- Exercise details -
Look through the records below and give the number of lines holding the string "script", nothing more.

- Information given -
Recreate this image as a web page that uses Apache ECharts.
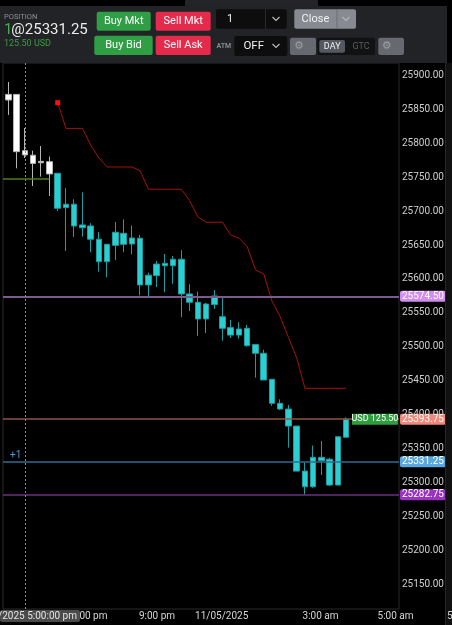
<!DOCTYPE html>
<html>
<head>
<meta charset="utf-8">
<script src="https://cdn.jsdelivr.net/npm/echarts@6/dist/echarts.min.js"></script>
<style>
html, body { margin: 0; padding: 0; background: #000; }
#main { width: 452px; height: 625px; }
</style>
</head>
<body>
<div id="main"></div>
<script>
// bars (15 min), index 0 = first bar on screen
const opens = [25863.25, 25871.5, 25788.75, 25782, 25773, 25772.5, 25755.5, 25710, 25710, 25679.5, 25678, 25658.5, 25651, 25649.5, 25651, 25660.25, 25660, 25605.5, 25605, 25623, 25619.5, 25629, 25578, 25565.75, 25541.25, 25562.5, 25544.5, 25528.5, 25517.5, 25527.5, 25503.5, 25490.75, 25452.5, 25417.25, 25408.75, 25383.75, 25317.5, 25294.5, 25337.75, 25335, 25297, 25367.25]
const closes = [25871.5, 25787.25, 25782.5, 25770, 25771, 25754.5, 25704, 25705, 25678, 25675.5, 25658.5, 25625.5, 25625.5, 25668.75, 25667.25, 25651.5, 25591.25, 25591.25, 25622, 25619.5, 25629, 25578, 25565.75, 25541.25, 25563.25, 25575, 25527.5, 25517.5, 25526.5, 25502, 25490.75, 25451.5, 25417.25, 25408.75, 25383.75, 25317.5, 25294.5, 25337.75, 25332.75, 25297, 25368, 25393.75]
const lows = [25841.25, 25762.75, 25778, 25736.75, 25750.5, 25722, 25700, 25641.25, 25661.75, 25662.25, 25639.25, 25610.75, 25602.5, 25628, 25639.25, 25636.25, 25576, 25574.5, 25588.25, 25580.5, 25593, 25543.75, 25553, 25516.5, 25520.5, 25556, 25509.25, 25513.25, 25512.25, 25500.5, 25455, 25451.5, 25413.75, 25407.5, 25352, 25317.5, 25282.75, 25293, 25311.75, 25295.5, 25297, 25367.25]
const highs = [25889.75, 25872, 25822, 25788.75, 25795.5, 25780, 25755.5, 25733.5, 25717.25, 25727.5, 25682, 25669, 25651, 25683.75, 25687.75, 25678.5, 25664.75, 25609.25, 25626.5, 25636.75, 25633.75, 25642.5, 25592.25, 25581.5, 25565, 25583.75, 25573.5, 25539.75, 25536.25, 25532.5, 25503.5, 25496, 25452.5, 25423, 25414.75, 25383.75, 25330.5, 25355, 25361.75, 25337, 25368, 25396.5]
const whiteBars = 6 // first bars are drawn white

// trailing stop line (red), starts at bar 6
const stopStart = 6
const stopLine = [25859.25, 25821.5, 25821.5, 25821.5, 25797, 25778, 25764.75, 25764.75, 25764.75, 25764.75, 25759.25, 25732, 25732, 25732, 25732, 25732, 25715.5, 25691.5, 25683.5, 25683.5, 25683.5, 25664.75, 25660, 25647.5, 25613.25, 25607.5, 25567.5, 25544.5, 25514.25, 25484, 25439.25, 25439.25, 25439.25, 25439.25, 25439.25, 25439.25]

// price levels
const prevLow = 25574.5
const lastPrice = 25393.75
const entryPrice = 25331.25
const dayLow = 25282.75
const greenLevel = 25747.5
const crossBar = 2

// time labels (bar position -> text)
const xLabelPos = [9.85, 18.05, 25.9, 37.9, 47.0]
const xLabelText = ['7:00 pm', '9:00 pm', '11/05/2025', '3:00 am', '5:00 am']

const X_MIN = -0.64, X_MAX = 47.42
const Y_MIN = 25114.7, Y_MAX = 25917.65

let chart = echarts.init(document.getElementById('main'))

const candles = opens.map((o, i) => [i, o, closes[i], lows[i], highs[i]])
const white = { color: '#ffffff', color0: '#ffffff', borderColor: '#b4b4b4', borderColor0: '#b4b4b4' }

function axisTag (value, bg) {
  return {
    yAxis: value,
    label: {
      show: true, position: 'end', distance: 1,
      formatter: value.toFixed(2),
      color: '#fff', backgroundColor: bg, borderRadius: 2,
      padding: [1, 2, 0, 2], fontSize: 10, fontFamily: 'Roboto', lineHeight: 10
    }
  }
}

// header / ui pieces
const ui = []
function box (x, y, w, h, fill, r) {
  ui.push({ type: 'rect', z: 100, shape: { x: x, y: y, width: w, height: h, r: r || 0 }, style: { fill: fill } })
}
function txt (x, y, text, color, size, align, weight, family) {
  ui.push({
    type: 'text', z: 101, x: x, y: y,
    style: {
      text: text, fill: color,
      font: (weight || 'normal') + ' ' + size + 'px ' + (family || 'Roboto'),
      textAlign: align || 'left', align: align || 'left',
      textVerticalAlign: 'middle', verticalAlign: 'middle'
    }
  })
}
function chevron (cx, cy, color) {
  ui.push({ type: 'polyline', z: 101, shape: { points: [[cx - 3.5, cy - 1.5], [cx, cy + 2], [cx + 3.5, cy - 1.5]] }, style: { stroke: color, lineWidth: 1.2, fill: null } })
}

box(185, 0, 133, 6, '#232427')
box(0, 6, 447, 57, '#222326')
txt(4, 16.8, 'POSITION', '#8f9096', 7.5)
txt(4, 30, '1', '#3fb04c', 15)
txt(11.3, 30, '@25331.25', '#ececec', 15)
txt(4, 44, '125.50 USD', '#3c9c42', 9)
box(96.7, 11.7, 54, 19, '#2f9e45', 2)
txt(123.7, 21.4, 'Buy Mkt', '#ffffff', 11, 'center')
box(155.7, 11.7, 55, 19, '#e42b4b', 2)
txt(183.2, 21.4, 'Sell Mkt', '#ffffff', 11, 'center')
box(94.3, 35.7, 58.4, 19.3, '#2f9e45', 2)
txt(123.5, 45.5, 'Buy Bid', '#ffffff', 11, 'center')
box(155.7, 35.7, 55, 19.3, '#e42b4b', 2)
txt(183.2, 45.5, 'Sell Ask', '#ffffff', 11, 'center')
box(216, 9.3, 70.7, 19.4, '#0d0d0d', 2)
box(265, 9.3, 1, 19.4, '#2a2a2a')
txt(227, 19.2, '1', '#eeeeee', 11)
chevron(276, 18.5, '#bbbbbb')
box(294.3, 9.3, 61.7, 19.4, '#878a90', 2)
box(336.5, 9.3, 1, 19.4, '#6c6f75')
txt(315.4, 19.2, 'Close', '#f2f2f2', 11, 'center')
chevron(346, 18.5, '#b5b8bd')
txt(216.5, 46.7, 'ATM', '#8a8b90', 7, 'left', 'bold')
box(234.3, 36, 53, 20, '#0d0d0d', 2)
txt(253.7, 46.6, 'OFF', '#f0f0f0', 11.5, 'center')
chevron(276, 45.5, '#bbbbbb')
box(290, 37.7, 26, 17.3, '#66696f', 2)
txt(299, 46.3, '⚙', '#9ea1a7', 11, 'center', 'normal', 'DejaVu Sans')
box(317.3, 37.7, 57.7, 17.3, '#111214', 2)
box(319.3, 40, 25.7, 12.7, '#55585e', 2)
txt(332.2, 46.5, 'DAY', '#f0f0f0', 9, 'center')
txt(361, 46.5, 'GTC', '#5b5d61', 9, 'center')
box(378.3, 37.7, 25.7, 17.3, '#66696f', 2)
txt(386.7, 46.3, '⚙', '#9ea1a7', 11, 'center', 'normal', 'DejaVu Sans')
// right strip + crosshair time tag
box(445, 63, 1, 562, '#262626')
box(446, 63, 6, 562, '#111111')
box(0, 610, 80, 12, '#4b4b4b', 2)
txt(77, 616.3, '11/04/2025 5:00:00 pm', '#e2e2e2', 10, 'right')
txt(447, 616.3, '5', '#cfcfcf', 10)

const option = {
  backgroundColor: '#000',
  animation: false,
  grid: { left: 3, right: 53, top: 63, bottom: 16, show: true, borderColor: '#2b2b2b', borderWidth: 1 },
  xAxis: {
    type: 'value', min: X_MIN, max: X_MAX,
    axisLine: { show: false }, axisTick: { show: false }, splitLine: { show: false },
    axisLabel: {
      customValues: xLabelPos,
      formatter: function (v) {
        let k = xLabelPos.findIndex(p => Math.abs(p - v) < 0.01)
        return k >= 0 ? xLabelText[k] : ''
      },
      color: '#d6d6d6', fontSize: 10, fontFamily: 'Roboto', margin: 2
    }
  },
  yAxis: {
    type: 'value', position: 'right', min: Y_MIN, max: Y_MAX, minInterval: 50, maxInterval: 50,
    axisLine: { show: false }, axisTick: { show: false }, splitLine: { show: false },
    axisLabel: {
      color: '#cfcfcf', fontSize: 10, fontFamily: 'Roboto', margin: 3,
      showMinLabel: false, showMaxLabel: false,
      formatter: v => v.toFixed(2)
    }
  },
  graphic: { elements: ui },
  series: [
    {
      type: 'candlestick',
      barWidth: 6,
      data: candles.map((d, i) => i < whiteBars ? { value: d, itemStyle: white } : d),
      itemStyle: { color: '#2bcfd2', color0: '#2bcfd2', borderColor: '#1c9da2', borderColor0: '#1c9da2', borderWidth: 1 },
      markLine: {
        symbol: ['none', 'none'], silent: true, animation: false,
        label: { show: false },
        data: [
          Object.assign(axisTag(prevLow, '#d38cf0'), { lineStyle: { color: '#7b5a8e', width: 2, type: 'solid' } }),
          Object.assign(axisTag(lastPrice, '#f2887a'), { lineStyle: { color: '#8c5546', width: 1.5, type: 'solid' } }),
          Object.assign(axisTag(entryPrice, '#5aa8de'), { lineStyle: { color: '#2f6b91', width: 1.5, type: 'solid' } }),
          Object.assign(axisTag(dayLow, '#9a33c2'), { lineStyle: { color: '#6b2f82', width: 1.5, type: 'solid' } }),
          { xAxis: crossBar, lineStyle: { color: '#8a8a8a', width: 1, type: [2, 2] }, label: { show: false } },
          [
            { coord: [X_MIN, greenLevel], lineStyle: { color: '#4d7f1f', width: 1.5, type: 'solid' }, label: { show: false } },
            { coord: [whiteBars - 1, greenLevel], lineStyle: { color: '#4d7f1f', width: 1.5, type: 'solid' } }
          ]
        ]
      },
      markPoint: {
        silent: true, animation: false,
        data: [
          {
            coord: [44.5, lastPrice], symbol: 'rect', symbolSize: [46, 11],
            itemStyle: { color: '#2f9e3f' },
            label: { show: true, position: 'inside', formatter: 'USD 125.50', color: '#fff', fontSize: 9, fontFamily: 'Roboto' }
          },
          {
            coord: [0.91, entryPrice], symbol: 'rect', symbolSize: [12, 8], symbolOffset: [0, -6],
            itemStyle: { color: 'rgba(0,0,0,0)' },
            label: { show: true, position: 'inside', formatter: '+1', color: '#4d9bd6', fontSize: 10, fontFamily: 'Roboto' }
          }
        ]
      }
    },
    {
      type: 'line',
      data: stopLine.map((v, i) => [stopStart + i, v]),
      symbol: 'none',
      lineStyle: { color: '#a51408', width: 1 },
      markPoint: {
        silent: true, animation: false,
        data: [{ coord: [stopStart, stopLine[0]], symbol: 'rect', symbolSize: 5, itemStyle: { color: '#ff1010' }, label: { show: false } }]
      }
    }
  ]
}

chart.setOption(option)
window.onresize = function () {
  chart.resize()
}
</script>
</body>
</html>
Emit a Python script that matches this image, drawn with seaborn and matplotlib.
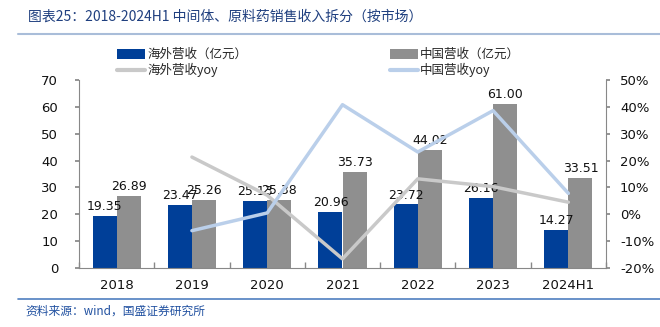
import matplotlib
matplotlib.use("Agg")
import matplotlib.pyplot as plt
import seaborn as sns
import pandas as pd
import numpy as np
from matplotlib.patches import Patch
from matplotlib.lines import Line2D

sns.set_theme(style="white")
plt.rcParams['font.family'] = ['Noto Sans CJK SC', 'DejaVu Sans']

categories = ["2018", "2019", "2020", "2021", "2022", "2023", "2024H1"]
overseas_rev = [19.35, 23.47, 25.13, 20.96, 23.72, 26.16, 14.27]
china_rev = [26.89, 25.26, 25.38, 35.73, 44.02, 61.00, 33.51]
overseas_yoy = [np.nan, 21.3, 7.1, -16.6, 13.2, 10.3, 4.5]
china_yoy = [np.nan, -6.1, 0.5, 40.8, 23.2, 38.6, 7.8]

s_over = "海外营收（亿元）"
s_china = "中国营收（亿元）"
l_over = "海外营收yoy"
l_china = "中国营收yoy"

c_blue = "#003F98"
c_gray = "#8F8F8F"
c_lgray = "#C9C9C9"
c_lblue = "#BACFEA"

bars = pd.DataFrame({
    "year": categories * 2,
    "value": overseas_rev + china_rev,
    "series": [s_over] * len(categories) + [s_china] * len(categories),
})
lines = pd.DataFrame({
    "year": categories * 2,
    "yoy": overseas_yoy + china_yoy,
    "series": [l_over] * len(categories) + [l_china] * len(categories),
})

fig = plt.figure(figsize=(6.6, 3.27), dpi=100)
ax = fig.add_axes([79/660, 1-268/327, (606-79)/660, (268-80)/327])

sns.barplot(data=bars, x="year", y="value", hue="series", order=categories,
            palette=[c_blue, c_gray], width=0.64, ax=ax, legend=False,
            saturation=1, edgecolor="none")
for cont in ax.containers:
    ax.bar_label(cont, fmt="%.2f", fontsize=9, padding=2, color="#111111",
                 family="DejaVu Sans")

ax2 = ax.twinx()
sns.lineplot(data=lines, x="year", y="yoy", hue="series",
             palette=[c_lgray, c_lblue], linewidth=2.5, ax=ax2, legend=False,
             sort=False)

ax.set_ylim(0, 70)
ax.set_yticks(range(0, 71, 10))
ax2.set_ylim(-20, 50)
ax2.set_yticks(range(-20, 51, 10))
ax2.set_yticklabels([f"{v}%" for v in range(-20, 51, 10)])
ax.set_xlim(-0.5, len(categories) - 0.5)
ax.set_xlabel("")
ax.set_ylabel("")
ax2.set_xlabel("")
ax2.set_ylabel("")

for a in (ax, ax2):
    for sp in a.spines.values():
        sp.set_visible(False)
ax.spines["left"].set_visible(True)
ax.spines["bottom"].set_visible(True)
ax2.spines["right"].set_visible(True)
for sp in (ax.spines["left"], ax.spines["bottom"], ax2.spines["right"]):
    sp.set_color("#888888")
    sp.set_linewidth(0.8)

ax.tick_params(axis="y", which="major", direction="out", length=3, color="#888888",
               labelsize=9.5, pad=12, left=True)
ax2.tick_params(axis="y", which="major", direction="out", length=3, color="#888888",
                labelsize=9.5, pad=7, right=True)
ax.tick_params(axis="x", which="major", length=0, labelsize=9.5, pad=8)
ax.set_xticks(np.arange(-0.5, len(categories), 1), minor=True)
ax.tick_params(axis="x", which="minor", direction="in", length=4, color="#888888",
               bottom=True)
for lab in ax.get_yticklabels() + ax2.get_yticklabels() + ax.get_xticklabels():
    lab.set_family("DejaVu Sans")
    lab.set_color("#111111")

# legends
h1 = [Patch(facecolor=c_blue, edgecolor="none"), Line2D([], [], color=c_lgray, lw=3)]
h2 = [Patch(facecolor=c_gray, edgecolor="none"), Line2D([], [], color=c_lblue, lw=3)]
kw = dict(frameon=False, fontsize=9, handlelength=2.2, handleheight=0.9,
          handletextpad=0.2, labelspacing=0.15, borderpad=0, loc="upper left")
fig.legend(h1, [s_over, l_over], bbox_to_anchor=(111/660, 1-42/327), **kw)
fig.legend(h2, [s_china, l_china], bbox_to_anchor=(384/660, 1-42/327), **kw)

# title and decorations
fig.text(28/660, 1-17/327, "图表25：2018-2024H1 中间体、原料药销售收入拆分（按市场）",
         fontsize=10, color="#1F3F7F", va="center", ha="left", style="italic")
fig.add_artist(Line2D([18/660, 1], [1-34/327, 1-34/327], color="#A9BDD9", lw=1.5,
                      transform=fig.transFigure))
fig.add_artist(Line2D([18/660, 1], [1-299/327, 1-299/327], color="#4F7FC0", lw=1.2,
                      transform=fig.transFigure))
fig.text(25/660, 1-311/327, "资料来源：wind，国盛证券研究所", fontsize=8.5,
         color="#2050A0", va="center", ha="left", style="italic")

fig.savefig("out.png", dpi=100, facecolor="white")
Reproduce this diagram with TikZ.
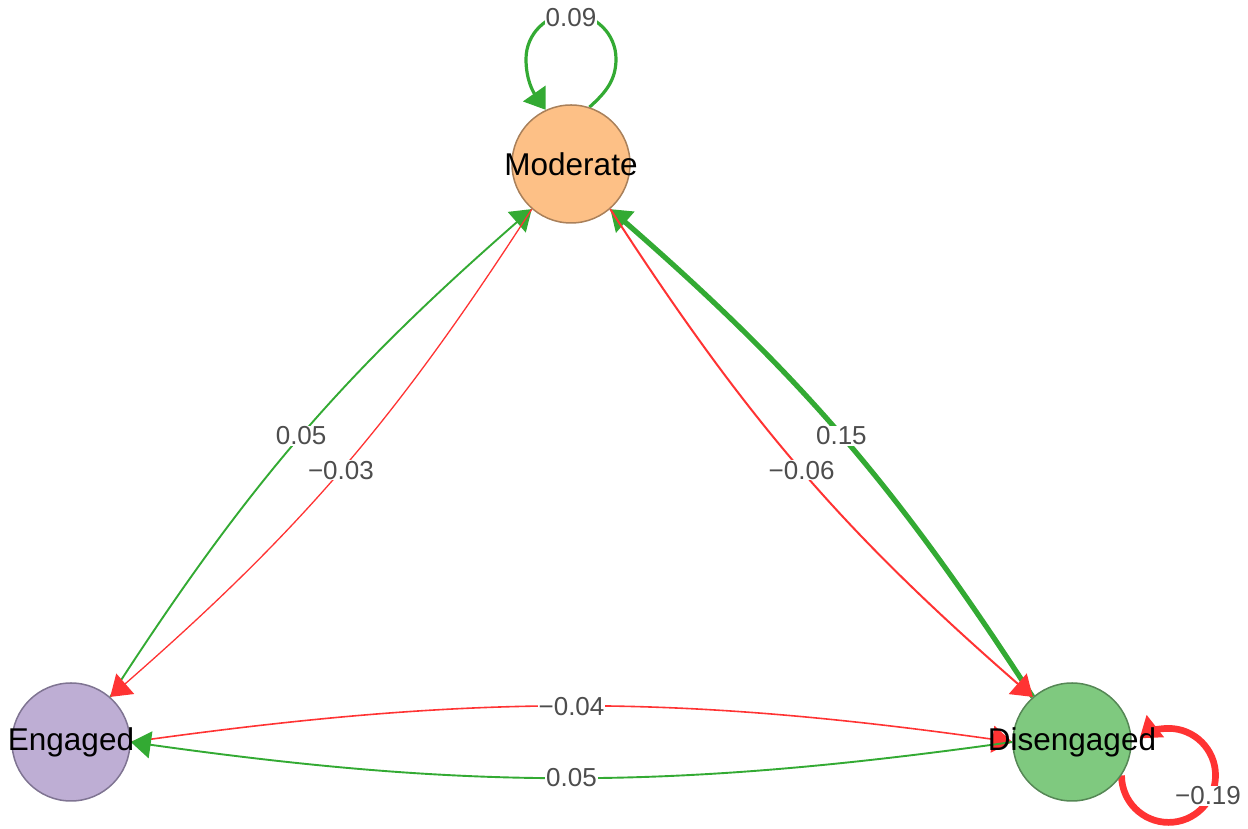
\documentclass[tikz,border=0pt]{standalone}
\usepackage{fontspec}
\setmainfont{Liberation Sans}
\usetikzlibrary{arrows.meta}
\definecolor{engagedfill}{HTML}{BEAED4}
\definecolor{engagedborder}{HTML}{7F7492}
\definecolor{moderatefill}{HTML}{FDC086}
\definecolor{moderateborder}{HTML}{A9805A}
\definecolor{disengagedfill}{HTML}{7FC97F}
\definecolor{disengagedborder}{HTML}{558755}
\definecolor{posgreen}{HTML}{33AA33}
\definecolor{negred}{HTML}{FF3333}
\definecolor{labelgray}{HTML}{4D4D4D}
\pgfdeclarelayer{edges}
\pgfsetlayers{edges,main}

\begin{document}
\begin{tikzpicture}[x=1pt, y=1pt, >={Triangle[length=20pt, width=27pt]},
    state/.style={circle, draw, line width=1.5pt, minimum size=118pt, inner sep=0pt,
      font=\fontsize{31.5}{36}\selectfont},
    weight/.style={fill=white, inner sep=1pt, text=labelgray,
      font=\fontsize{26}{30}\selectfont}]
        \useasboundingbox (0,0) rectangle (1248,829);

        \node[state, fill=moderatefill, draw=moderateborder] (mod) at (571,665)
          {\makebox[0pt]{Moderate}};
        \node[state, fill=engagedfill, draw=engagedborder] (eng) at (71,87)
          {\makebox[0pt]{Engaged}};
        \node[state, fill=disengagedfill, draw=disengagedborder] (dis) at (1072,87)
          {\makebox[0pt]{Disengaged}};

        \begin{pgfonlayer}{edges}
        % self loops
        \coordinate (modloopR) at (616,770);
        \coordinate (modloopL) at (526,770);
        \draw[->, posgreen, line width=3.2pt] (mod.72)
          to[out=42, in=-90] (modloopR)
          arc[start angle=0, end angle=180, radius=45]
          to[out=-90, in=125] (mod.115);
        \node[weight] (modloopw) at (571,811) {0.09};

        \draw[->, negred, line width=6.7pt] (dis.-34)
          arc[start angle=180, end angle=488, radius=47];
        \node[weight] (disloopw) at (1208,33) {−0.19};

        % engaged <-> moderate
        \draw[->, posgreen, line width=1.9pt] (eng.49)
          to[bend left=8] node[weight] {0.05} (mod.229);
        \draw[->, negred, line width=1.3pt] (mod.229)
          to[bend left=8] node[weight] {−0.03} (eng.49);

        % disengaged <-> moderate
        \draw[->, posgreen, line width=5.2pt] (dis.131)
          to[bend right=8] node[weight] {0.15} (mod.311);
        \draw[->, negred, line width=2pt] (mod.311)
          to[bend right=8] node[weight] {−0.06} (dis.131);

        % engaged <-> disengaged
        \draw[->, negred, line width=1.6pt] (eng.0)
          to[bend left=8] node[weight] {−0.04} (dis.180);
        \draw[->, posgreen, line width=1.9pt] (dis.180)
          to[bend left=8] node[weight] {0.05} (eng.0);
        \end{pgfonlayer}

      \end{tikzpicture}
\end{document}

- Task solution -
4